The Motor Traffic (Amendment) Bill 1996 will make a number of changes to the Motor Traffic Act 1936.

Pelican crossings.

Pelican crossings are an innovative solution to the problem of traffic delays caused when the pedestrian crossing phase of traffic lights continue to function long after a pedestrian (or cyclist) has used the crossing. The new legislation will allow motorists to pass through pedestrian crossings while the amber light is flashing, provided that no one is actually using the crossing, thus reducing point to point travel time for commuters. Pelican crossings are used in a number of interstate jurisdictions and overseas.

Administrative improvements.

The Bill introduces a number of improvements to legislation which will reduce administrative issues, such as the removal of the need for traders to fit two plates to each vehicle. This provision is not to apply in respect of trader's plates issued before the commencement of the Bill. This change accords with interstate practice and will prevent some operators from using one plate on each of two vehicles thereby escaping the cost of third party insurance on some of their vehicles. This amendment will also facilitate better enforcement of this activity by the police.

The Government Solicitor has advised Transport Regulation that records relating to licences and registration are not to be held in the name of a trust. An amendment to the Act is sought to achieve this.

The Australian Federal Police have experienced difficulties with people who have resided in the ACT for a number of years while still maintaining the registration of their motor vehicle in another jurisdiction. An amendment to require that the owner of a vehicle who has resided in the ACT for more than three months must have their vehicle registered in the ACT is included in this Bill. There will be exemption provisions available from this requirement. The amendment will reduce the number of people who escape parking infringement penalties because of their interstate registration status.

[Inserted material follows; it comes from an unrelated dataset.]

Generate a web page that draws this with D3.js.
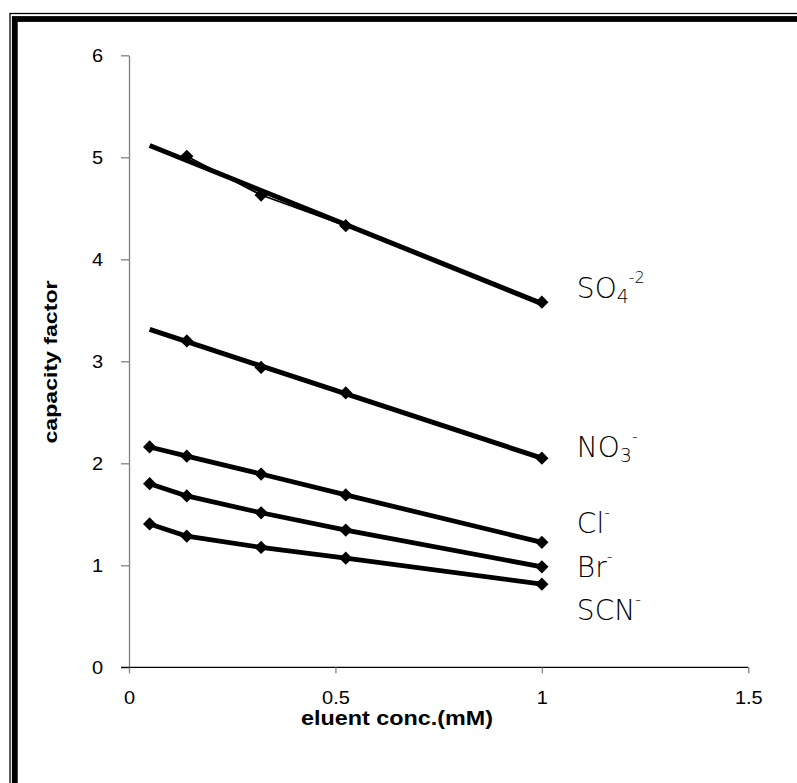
<!DOCTYPE html>
<html>
<head>
<meta charset="utf-8">
<script src="https://cdn.jsdelivr.net/npm/d3@7"></script>
<style>
body { margin: 0; background: #fff; }
svg { display: block; font-family: "Liberation Sans", Arial, sans-serif; }
</style>
</head>
<body>
<svg id="chart" width="797" height="783"></svg>
<script>
// eluent concentration (mM) shared by every series
var concentrations = [0.05, 0.14, 0.32, 0.525, 1.0];

// capacity factor per anion (null = not measured)
var sulfate = [null, 5.01, 4.63, 4.33, 3.58];
var nitrate = [null, 3.20, 2.94, 2.69, 2.05];
var chloride = [2.16, 2.07, 1.895, 1.69, 1.225];
var bromide = [1.80, 1.68, 1.515, 1.345, 0.985];
var thiocyanate = [1.405, 1.285, 1.175, 1.07, 0.815];

var xTicks = [0, 0.5, 1, 1.5];
var yTicks = [0, 1, 2, 3, 4, 5, 6];

var ionNames = ["SO", "NO", "Cl", "Br", "SCN"];
var ionSubs = ["4", "3", "", "", ""];
var ionCharges = ["-2", "-", "-", "-", "-"];
// level (capacity factor units) where each ion name sits
var labelLevels = [3.62, 2.06, 1.32, 0.89, 0.46];
// sulfate and nitrate are shown with a linear trendline
var withTrend = [true, true, false, false, false];

var series = [sulfate, nitrate, chloride, bromide, thiocyanate];

var svg = d3.select("#chart");

var x = d3.scaleLinear().domain([0, 1.5]).range([129, 748.3]);
var y = d3.scaleLinear().domain([0, 6]).range([667.3, 55.3]);

// stretch text horizontally like the original picture
var widen = function (sel, k) {
    sel.each(function () {
        var w = this.getComputedTextLength();
        d3.select(this).attr("textLength", w * k).attr("lengthAdjust", "spacingAndGlyphs");
    });
};

// double frame (only top and left fall inside the picture)
svg.append("rect")
    .attr("x", 10).attr("y", 13.5)
    .attr("width", 1000).attr("height", 1000)
    .attr("fill", "none").attr("stroke", "#000").attr("stroke-width", 1.3);
svg.append("rect")
    .attr("x", 14.8).attr("y", 19)
    .attr("width", 1000).attr("height", 1000)
    .attr("fill", "none").attr("stroke", "#000").attr("stroke-width", 5.8);

// y axis
var gy = svg.append("g")
    .attr("transform", "translate(" + x(0) + ",0)")
    .call(d3.axisLeft(y).tickValues(yTicks).tickSize(8).tickSizeOuter(0)
        .tickPadding(18).tickFormat(d3.format("d")));
gy.select(".domain").attr("stroke", "#808080").attr("stroke-width", 1.3);
gy.selectAll(".tick line").attr("stroke", "#808080").attr("stroke-width", 1.3);
gy.selectAll(".tick text").attr("font-size", 18.5).attr("fill", "#000")
    .attr("font-family", "Liberation Sans, Arial, sans-serif")
    .call(widen, 1.08);

// x axis
var gx = svg.append("g")
    .attr("transform", "translate(0," + y(0) + ")")
    .call(d3.axisBottom(x).tickValues(xTicks).tickSize(6).tickSizeOuter(0)
        .tickPadding(18).tickFormat(function (d) { return String(d); }));
gx.select(".domain")
    .attr("d", "M" + (x(0) - 8) + ",0H" + x(1.5))
    .attr("stroke", "#000").attr("stroke-width", 1.3);
gx.selectAll(".tick line").attr("stroke", "#808080").attr("stroke-width", 1.3);
gx.selectAll(".tick text").attr("font-size", 18.5).attr("fill", "#000")
    .attr("font-family", "Liberation Sans, Arial, sans-serif")
    .call(widen, 1.08);

// axis titles
svg.append("text")
    .attr("transform", "translate(57,362) rotate(-90)")
    .attr("text-anchor", "middle")
    .attr("font-weight", "bold")
    .attr("font-size", 18)
    .attr("textLength", 163).attr("lengthAdjust", "spacingAndGlyphs")
    .text("capacity factor");

svg.append("text")
    .attr("x", 397).attr("y", 725)
    .attr("text-anchor", "middle")
    .attr("font-weight", "bold")
    .attr("font-size", 19.5)
    .attr("textLength", 192).attr("lengthAdjust", "spacingAndGlyphs")
    .text("eluent conc.(mM)");

var points = function (values) {
    return values.map(function (v, i) {
        return { c: concentrations[i], v: v };
    });
};

var line = d3.line()
    .defined(function (d) { return d.v !== null; })
    .x(function (d) { return x(d.c); })
    .y(function (d) { return y(d.v); });

// least squares fit over the measured points
var fit = function (pts) {
    pts = pts.filter(function (d) { return d.v !== null; });
    var mx = d3.mean(pts, function (d) { return d.c; });
    var my = d3.mean(pts, function (d) { return d.v; });
    var sxy = d3.sum(pts, function (d) { return (d.c - mx) * (d.v - my); });
    var sxx = d3.sum(pts, function (d) { return (d.c - mx) * (d.c - mx); });
    var slope = sxy / sxx;
    return function (c) { return my + slope * (c - mx); };
};

var diamond = d3.symbol().type(d3.symbolSquare).size(88);

series.forEach(function (values, i) {
    var pts = points(values);
    var g = svg.append("g");

    if (withTrend[i]) {
        var f = fit(pts);
        var ends = [concentrations[0], concentrations[concentrations.length - 1]];
        g.append("path")
            .attr("d", line(ends.map(function (c) { return { c: c, v: f(c) }; })))
            .attr("fill", "none").attr("stroke", "#000").attr("stroke-width", 5)
            .attr("stroke-linecap", "butt");
        g.append("path")
            .attr("d", line(pts))
            .attr("fill", "none").attr("stroke", "#000").attr("stroke-width", 1.8);
    } else {
        g.append("path")
            .attr("d", line(pts))
            .attr("fill", "none").attr("stroke", "#000").attr("stroke-width", 4.8)
            .attr("stroke-linejoin", "round");
    }

    g.selectAll(".mark").data(pts.filter(function (d) { return d.v !== null; }))
        .enter().append("path")
        .attr("class", "mark")
        .attr("d", diamond)
        .attr("transform", function (d) {
            return "translate(" + x(d.c) + "," + y(d.v) + ") rotate(45)";
        })
        .attr("fill", "#000");
});

// ion labels at the right end of the lines
ionNames.forEach(function (name, i) {
    var t = svg.append("text")
        .attr("x", x(1) + 35)
        .attr("y", y(labelLevels[i]))
        .attr("font-family", "DejaVu Sans, sans-serif")
        .attr("font-weight", 200)
        .attr("font-size", 28)
        .attr("fill", "#000");
    t.append("tspan").text(name);
    var shift = 0;
    if (ionSubs[i]) {
        t.append("tspan").attr("font-size", 19).attr("dy", 5).text(ionSubs[i]);
        shift = 5;
    }
    t.append("tspan").attr("font-size", 16).attr("dy", -15 - shift).text(ionCharges[i]);
});
</script>
</body>
</html>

A further problem for the Australian Federal Police has been the number of incidences in which people who have been charged with drink driving offences have been caught for a similar offence shortly afterwards. An amendment to the Act is provided to allow the police to hold a motor vehicle until such time as the person can drive with safety and not exceed the prescribed blood alcohol content, or the police can release the vehicle to a responsible person.